## Aim
Pick out the lines below with "seaborn" and list them.
====================
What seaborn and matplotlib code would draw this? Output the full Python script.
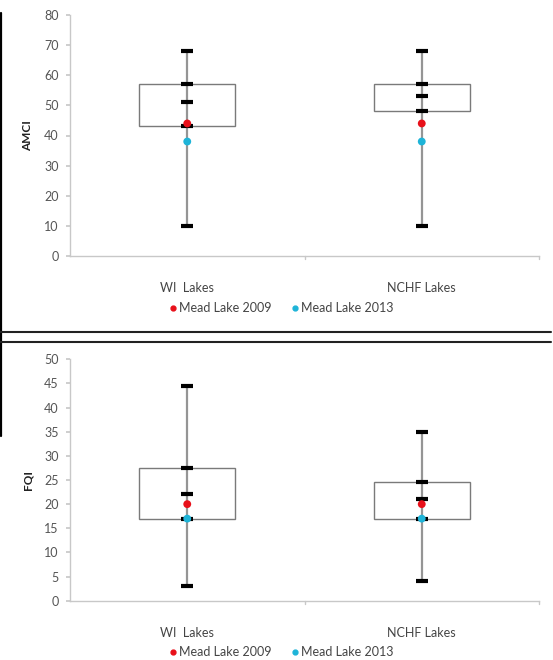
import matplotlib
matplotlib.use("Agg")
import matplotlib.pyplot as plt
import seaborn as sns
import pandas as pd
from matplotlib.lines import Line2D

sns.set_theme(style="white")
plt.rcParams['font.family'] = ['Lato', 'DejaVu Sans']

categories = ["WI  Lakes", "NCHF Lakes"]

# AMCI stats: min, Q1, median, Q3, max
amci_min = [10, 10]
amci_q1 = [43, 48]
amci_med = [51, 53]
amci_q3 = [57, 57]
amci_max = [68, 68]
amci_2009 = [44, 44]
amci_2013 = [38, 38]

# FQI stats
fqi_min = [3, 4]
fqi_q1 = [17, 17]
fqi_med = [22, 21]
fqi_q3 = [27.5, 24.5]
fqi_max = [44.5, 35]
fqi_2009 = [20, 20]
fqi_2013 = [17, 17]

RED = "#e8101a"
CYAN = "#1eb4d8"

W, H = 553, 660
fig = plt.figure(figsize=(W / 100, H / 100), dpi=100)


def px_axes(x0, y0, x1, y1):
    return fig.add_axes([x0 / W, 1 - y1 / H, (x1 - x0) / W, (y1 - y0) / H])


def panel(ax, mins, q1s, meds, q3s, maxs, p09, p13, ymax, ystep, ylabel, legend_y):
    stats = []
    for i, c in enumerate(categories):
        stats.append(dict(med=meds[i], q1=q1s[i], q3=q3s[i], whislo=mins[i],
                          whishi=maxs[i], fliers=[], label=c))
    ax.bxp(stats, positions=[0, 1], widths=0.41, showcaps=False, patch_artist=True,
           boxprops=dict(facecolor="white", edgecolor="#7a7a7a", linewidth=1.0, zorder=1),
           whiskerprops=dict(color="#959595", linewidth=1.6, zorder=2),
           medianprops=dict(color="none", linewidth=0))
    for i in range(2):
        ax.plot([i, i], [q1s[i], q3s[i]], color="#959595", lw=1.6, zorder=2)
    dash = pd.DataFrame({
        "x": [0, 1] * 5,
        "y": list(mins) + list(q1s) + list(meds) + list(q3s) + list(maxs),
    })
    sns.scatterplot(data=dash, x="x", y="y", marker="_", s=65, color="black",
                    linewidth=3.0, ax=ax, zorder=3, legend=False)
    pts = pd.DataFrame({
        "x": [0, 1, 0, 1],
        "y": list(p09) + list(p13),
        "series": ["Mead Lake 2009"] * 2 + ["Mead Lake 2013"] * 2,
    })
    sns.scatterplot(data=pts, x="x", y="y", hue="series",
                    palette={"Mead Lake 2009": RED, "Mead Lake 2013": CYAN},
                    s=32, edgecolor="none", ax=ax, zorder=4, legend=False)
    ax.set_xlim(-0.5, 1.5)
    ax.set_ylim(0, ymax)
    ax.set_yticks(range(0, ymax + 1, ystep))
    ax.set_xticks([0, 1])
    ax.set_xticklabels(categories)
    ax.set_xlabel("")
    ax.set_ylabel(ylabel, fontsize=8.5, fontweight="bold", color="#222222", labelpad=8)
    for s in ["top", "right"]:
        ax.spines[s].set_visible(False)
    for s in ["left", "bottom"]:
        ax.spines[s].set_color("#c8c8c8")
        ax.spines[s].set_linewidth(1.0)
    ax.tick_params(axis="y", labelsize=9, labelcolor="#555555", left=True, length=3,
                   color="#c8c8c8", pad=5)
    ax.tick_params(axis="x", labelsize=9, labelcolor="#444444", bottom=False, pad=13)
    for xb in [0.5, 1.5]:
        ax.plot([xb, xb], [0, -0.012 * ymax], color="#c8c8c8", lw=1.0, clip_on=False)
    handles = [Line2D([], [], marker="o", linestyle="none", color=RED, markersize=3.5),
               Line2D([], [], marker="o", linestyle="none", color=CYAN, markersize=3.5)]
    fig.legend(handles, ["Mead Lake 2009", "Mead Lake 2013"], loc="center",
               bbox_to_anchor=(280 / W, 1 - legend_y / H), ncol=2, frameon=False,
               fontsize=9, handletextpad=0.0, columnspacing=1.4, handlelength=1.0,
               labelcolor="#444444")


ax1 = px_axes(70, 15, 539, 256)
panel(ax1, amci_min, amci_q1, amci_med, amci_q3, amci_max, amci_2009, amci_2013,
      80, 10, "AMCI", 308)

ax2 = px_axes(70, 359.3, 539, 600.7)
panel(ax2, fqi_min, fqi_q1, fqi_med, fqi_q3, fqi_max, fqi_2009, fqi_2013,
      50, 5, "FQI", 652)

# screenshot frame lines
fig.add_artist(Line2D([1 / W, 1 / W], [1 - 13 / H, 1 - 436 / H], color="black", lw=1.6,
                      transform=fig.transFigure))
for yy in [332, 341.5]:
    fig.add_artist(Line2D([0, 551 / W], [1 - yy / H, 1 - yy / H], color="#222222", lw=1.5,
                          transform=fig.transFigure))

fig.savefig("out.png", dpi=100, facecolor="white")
====================
## Output for this exercise
What seaborn and matplotlib code would draw this? Output the full Python script.
import seaborn as sns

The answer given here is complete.